Latin-script transcriptions must be surrounded by the tags <latin>
and </latin>
.
For example, the code الدرس <latin>ad-dars</latin>
generates the example below. The latin transcription should always appear after the example in the original script, and before glosses and translations.
- الدرس ad-dars
Gloss icon:
You should also provide English glosses and translation for your examples.
Glosses and translations should always be provided in English, and never in another language.

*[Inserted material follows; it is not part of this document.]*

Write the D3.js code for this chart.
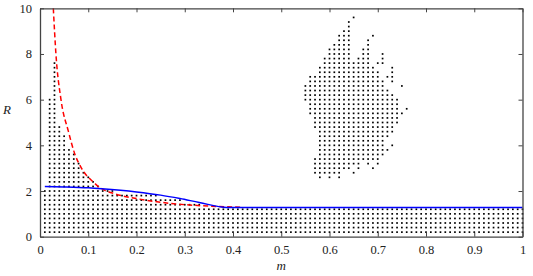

Glosses must be surrounded by the tags <gl>
and </gl>
.
Translations must be surrounded by <trans>
and </trans>
.
English examples can also use the tag <trans>
to indicate the meaning of an idiomatic expression. For example, the code <lex>défendre</lex> son <lex>bifteck</lex> <gl>defend one's beefsteak</gl> <trans>to defend one's interests</trans>
generates the example below. Notice that the code for gloss and translation is only shown when the user hovers the gloss icon. For consistency, you should always follow this order: original text <latin>transcription (optional)</latin> <gl>the gloss</gl> <trans>the translation</trans>
.
- défendre son bifteck defend one's beefsteak to defend one's interests
Comments:
Some examples are presented followed by an explanation or comment, in normal font (black color). This is done by using the tags <n>
and </n>
. For example, the code some words <n>→ further details</n>
generates this:
- some words → further details
Newline:
Sometimes, one may want to add several examples for a single phenomenon in the same language. If they are rather long, they can be presented on separate lines using the tag <br/>
. This tag is special as it does not come in pairs: you only write one tag with the slash at the end (technically, it is an empty XML element). This tag will be treated by the 'edit' interface to break examples that can be edited separately. For example, the code example 1 <br/> example 2 <br/> example 3
will be rendered as follows:
- example 1
example 2
example 3
Inside normal text, you may also use tags such as <i>
(italics), <strong>
(bold), as well as other HTML tags. If another language is using a given tag for an example, you can use it too. Otherwise, try to stick to the established conventions.